What You Notice Likely Cause First Fix To Try
Short dropouts every few minutes Partial sky blockage Re-scan with the app and relocate to a clearer spot
No connection after power-up Loose cable or power issue Reseat both ends and try a different outlet
Wi-Fi works near router, weak far away Router placement or wall interference Move router more central or use wired links for desks
Dish moves often and seems “busy” Mount flex or unstable base Tighten mount, reinforce the surface, reduce wobble
Speeds swing a lot during peak times Network load varies Test at different times and prioritize stable placement
Frequent reconnects after a storm Power flickers or water at entry point Check seals, dry connectors, and improve cable protection
Connection fine outdoors test, worse after final mount Height or angle changed the sky view Repeat obstruction scan at the mounted position

Clean Cable Routing Tips That Make The Install Feel Professional

Neat routing isn’t about looks. It prevents wear, water issues, and accidental damage. A few small habits pay off for years.

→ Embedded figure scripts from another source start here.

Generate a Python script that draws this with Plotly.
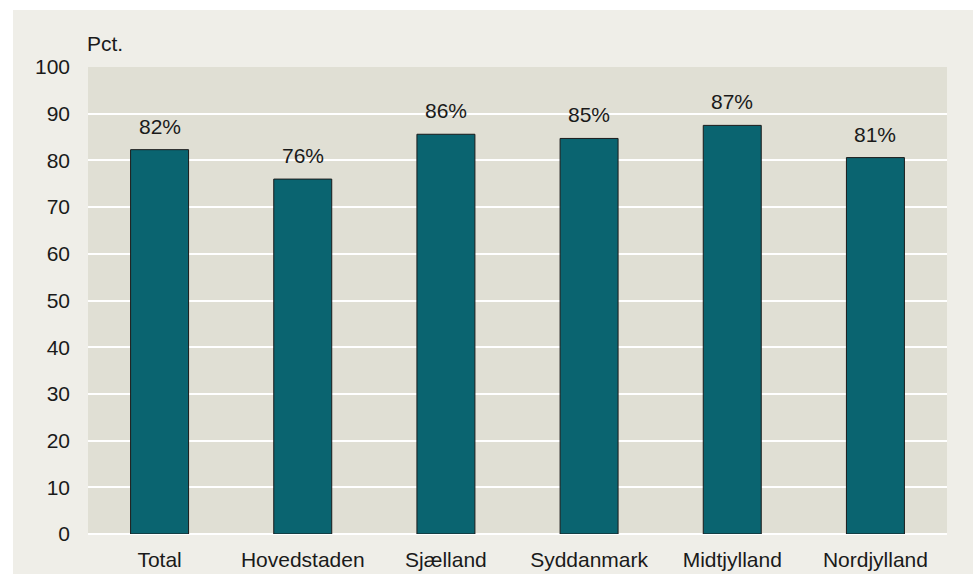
import plotly.graph_objects as go

categories = ["Total", "Hovedstaden", "Sjælland", "Syddanmark", "Midtjylland", "Nordjylland"]
values = [82.3, 76.0, 85.6, 84.7, 87.5, 80.6]
labels = ["82%", "76%", "86%", "85%", "87%", "81%"]
y_ticks = [0, 10, 20, 30, 40, 50, 60, 70, 80, 90, 100]

W, H = 973, 574
L, R, T, B = 88, 26, 67, 40
pw, ph = W - L - R, H - T - B

FONT = "Liberation Sans, Arial, sans-serif"
FS = 21
BEIGE = "#efeee8"
PLOT_BG = "#e0dfd4"
TXT = "#1a1a1a"

fig = go.Figure()
fig.add_trace(go.Bar(
    x=categories, y=values,
    marker=dict(color="#0a6470", line=dict(color="#1a1a1a", width=1)),
    width=0.405,
    hoverinfo="skip",
))

annotations = [dict(x=c, y=v, text=t, xref="x", yref="y", showarrow=False,
                    yanchor="bottom", xanchor="center", yshift=10,
                    font=dict(size=FS, family=FONT, color=TXT))
               for c, v, t in zip(categories, values, labels)]
annotations.append(dict(text="Pct.", xref="paper", yref="paper", x=-3 / pw, y=(ph + T - 43) / ph,
                        xanchor="left", yanchor="middle", showarrow=False,
                        font=dict(size=FS, family=FONT, color=TXT)))

fig.update_layout(
    width=W, height=H,
    margin=dict(l=L, r=R, t=T, b=B, autoexpand=False),
    paper_bgcolor=BEIGE,
    plot_bgcolor=PLOT_BG,
    font=dict(family=FONT, size=FS, color=TXT),
    showlegend=False,
    xaxis=dict(showgrid=False, ticks="", showline=False, tickfont=dict(size=FS),
               ticklabelstandoff=11, automargin=False),
    yaxis=dict(range=[0, 100], tickvals=y_ticks, showgrid=True, gridcolor="white",
               gridwidth=2, zeroline=True, zerolinecolor="white", zerolinewidth=2,
               ticks="", showline=False, tickfont=dict(size=FS), ticklabelstandoff=17,
               automargin=False),
    shapes=[
        dict(type="rect", xref="paper", yref="paper", x0=-L / pw, x1=(13 - L) / pw,
             y0=-B / ph, y1=(H - B) / ph, fillcolor="white", line=dict(width=0), layer="below"),
        dict(type="rect", xref="paper", yref="paper", x0=-L / pw, x1=(W - L) / pw,
             y0=(H - B - 10) / ph, y1=(H - B) / ph, fillcolor="white", line=dict(width=0), layer="below"),
    ],
    annotations=annotations,
)

fig.write_html("out.html",
               config={"displayModeBar": False},
               post_script="document.body.style.margin='0';document.body.style.overflow='hidden';"
                           "document.body.style.background='#efeee8';")
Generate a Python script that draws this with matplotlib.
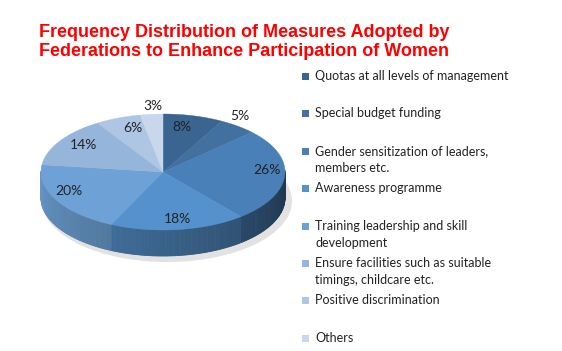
import numpy as np
import matplotlib.pyplot as plt
from matplotlib.patches import Polygon, Rectangle
from matplotlib.colors import to_rgb

labels = ['Quotas at all levels of management',
          'Special budget funding',
          'Gender sensitization of leaders,\nmembers etc.',
          'Awareness programme',
          'Training leadership and skill\ndevelopment',
          'Ensure facilities such as suitable\ntimings, childcare etc.',
          'Positive discrimination',
          'Others']
values = [8, 5, 26, 18, 20, 14, 6, 3]
colors = ['#3b6591', '#42709f', '#4a80b8', '#5592cd', '#6ea2d6',
          '#95b5db', '#aec5e3', '#c8d7eb']
label_pos = [(182, 127), (240, 116), (267, 170), (177, 219),
             (69, 191), (84, 145), (133, 128), (153, 106)]
legend_y = [77, 114, 152, 189, 227, 264, 301, 339]

W, H = 562, 351
fig = plt.figure(figsize=(W / 100, H / 100), dpi=100)
ax = fig.add_axes([0, 0, 1, 1])
ax.set_xlim(0, W)
ax.set_ylim(H, 0)
ax.axis('off')

cx, cy, a, b, depth = 163, 172, 122, 58, 26


def pt(t):
    return cx + a * np.cos(t), cy - b * np.sin(t)


# faint shadow
sh = np.linspace(0, 2 * np.pi, 200)
ax.fill(cx + 4 + (a + 3) * np.cos(sh), cy + depth + 3 + (b + 3) * np.sin(sh),
        color='#e2e2e2', zorder=0, lw=0)

# start at top (90 deg), go clockwise
bounds = 90 - np.cumsum([0] + values) * 3.6
bounds = np.radians(bounds)

# side wall, thin strips with shading
for i in range(len(values)):
    t1, t2 = bounds[i], bounds[i + 1]
    ts = np.linspace(t1, t2, 80)
    base = np.array(to_rgb(colors[i]))
    for j in range(len(ts) - 1):
        tm = (ts[j] + ts[j + 1]) / 2
        if np.sin(tm) > 0.02:
            continue
        ang = np.degrees(tm) % 360
        frac = np.clip((ang - 180) / 180, 0, 1)
        shade = 0.92 - 0.5 * frac
        c = np.clip(base * shade, 0, 1)
        x1, y1 = pt(ts[j])
        x2, y2 = pt(ts[j + 1])
        poly = [(x1, y1), (x2, y2), (x2, y2 + depth), (x1, y1 + depth)]
        ax.add_patch(Polygon(poly, closed=True, fc=c, ec=c, lw=0.6, zorder=1))

# top face
for i in range(len(values)):
    ts = np.linspace(bounds[i], bounds[i + 1], 100)
    xs, ys = pt(ts)
    poly = [(cx, cy)] + list(zip(xs, ys))
    ax.add_patch(Polygon(poly, closed=True, fc=colors[i], ec=colors[i],
                         lw=0.3, zorder=2))

for v, (x, y) in zip(values, label_pos):
    ax.text(x, y, f'{v}%', ha='center', va='center', fontsize=10,
            family='Lato', color='#222222', zorder=3)

# legend
for lab, c, y in zip(labels, colors, legend_y):
    ax.add_patch(Rectangle((302, y - 4), 7, 7, fc=c, ec='none', zorder=3))
    ax.text(315, y - 7, lab, ha='left', va='top', fontsize=9,
            family='Lato', color='#222222', linespacing=1.5)

ax.text(244, 42, 'Frequency Distribution of Measures Adopted by\n'
        'Federations to Enhance Participation of Women',
        ha='center', va='center', fontsize=13, fontweight='bold',
        family='Liberation Sans', color='#ff0000', linespacing=1.15)

fig.savefig('out.png', dpi=100)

  • Use a drip loop before any exterior entry point so water falls away from the hole.
  • Leave a service loop near the router so you can move it a little without yanking the cable.
  • Protect the cable at corners with a sleeve or a small section of split conduit.
  • Label the cable path inside if you run through a basement or crawl space.

Final Walk-Through Before You Put The Tools Away

Do one last scan through the setup. Is the dish stable and seated? Is the cable protected and sealed at the wall? Does the app show a clean obstruction view? Is the router placed where your devices actually live?

If those boxes are checked, you’re done. Starlink will handle the rest—alignment, tracking, and day-to-day link management—while you get back to using the connection.